One of our difficulties was that, having entered the company as brother
and sister, that pretty fiction had to be kept up, and for a devoted newly-married
couple that was not very easy. For a brother my attentiveness was almost
amusing. The rôle was also sometimes embarrassing. Louie's charms
quickly captivated a member of the company who afterwards rose very high
in the profession - it would hardly be fair to give his identity away!
- and one night he gave me a broad hint that my dutiful watchfulness was
carried too far.
"Leave her to me," he whispered, affably. When I told him
I had promised mother I would not leave her, or some such story, a compromise
was arranged whereby after the show, when we were going home, I should
drop back and give him the opportunity for playing the "gallant."
To have refused would have aroused suspicions that might have led to the
discovery of our secret. So like Jack Point, I had to walk behind
while the other fellow escorted my bride and paid her pretty compliments.
It seemed less of a joke at the time than it does to-day.
Naturally, the little bubble was bound to explode before long, and it
exploded when everything seemed to be going splendidly. It happened when
one of the assistant managers, who also admired my wife, somehow induced
us to invite him to visit our "digs."
"Nice rooms, these," he commented, taking them in at a glance.
"What do you pay?"
"Sixteen shillings."
"Only sixteen shillings? Three rooms for sixteen shillings!"
"No! Only two --." The fatal slip! Truth at last had to out.
We told him that we had been afraid that, if we had said we were man
and wife, we should not have got the engagement, and we were in too much
of a dilemma to be sticklers for accuracy.
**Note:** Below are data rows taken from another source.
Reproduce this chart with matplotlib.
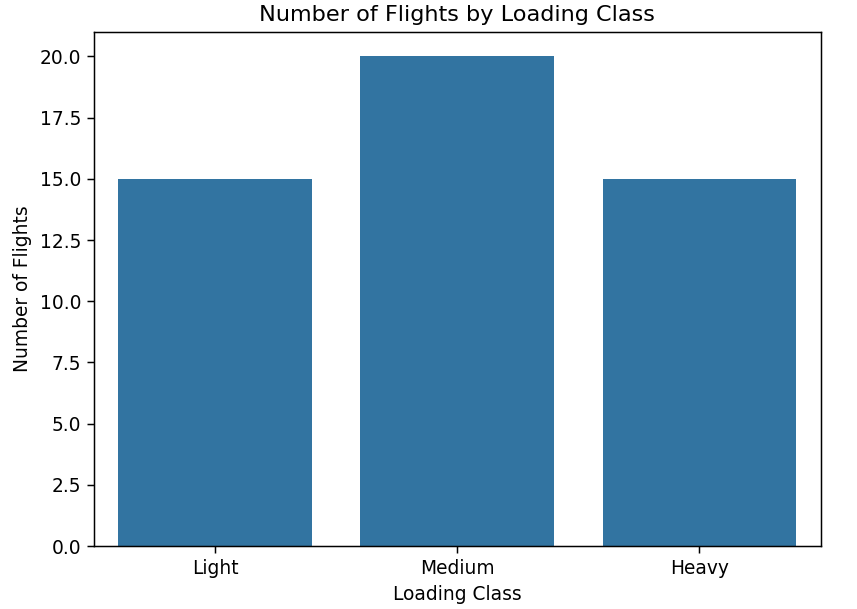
import matplotlib
matplotlib.use("Agg")
import matplotlib.pyplot as plt

# Data
classes = ["Light", "Medium", "Heavy"]
flights = [15, 20, 15]

fig = plt.figure(figsize=(6.4, 609 / 134), dpi=134)
ax = fig.add_axes([94 / 857, 1 - 546 / 609, (820 - 94) / 857, (546 - 32) / 609])

ax.bar(classes, flights, width=0.8, color="#3274a1")
ax.set_xlim(-0.5, 2.5)
ax.set_ylim(0, 21)

ax.set_title("Number of Flights by Loading Class")
ax.set_xlabel("Loading Class")
ax.set_ylabel("Number of Flights")

fig.savefig("out.png", dpi=134)
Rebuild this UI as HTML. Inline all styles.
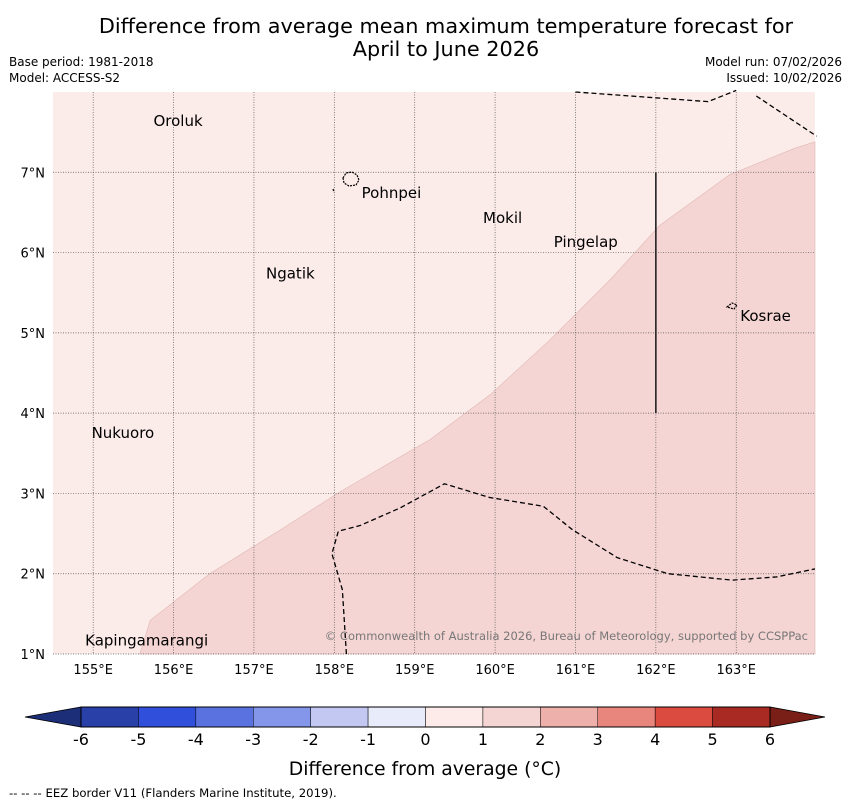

Our "marriage lines"
were then and there produced.
"Well," said the manager, "you are remarkably
alike; no wonder you easily passed for brother and sister." That,
in fact, was true. Our marriage, he went on to tell us, would not have
been a handicap in the D'Oyly Carte Company. Most managers, he said, did
not care for husband and wife to travel together - but that was not the
case with Mr. D'Oyly Carte.
The news quickly spread through the company, and on every hand we received
congratulations. Only one of our colleagues considered that he had a grievance.
He was the usurper who had insisted that I should allow him to escort my
alleged sister from the theatre to our lodgings. "What a fool you've
made of me," he complained. "Why, I was going to propose! I did
think she would make such a nice little wife!"
Long after this it was Mr. Carte's custom, when making enquiries as
to my wife, to say dryly, "And how's your sister, Lytton?" Similarly,
whenever he spoke to my wife, there was invariably a twinkle in his eye
whenever he asked after the welfare and whereabouts of her "brother."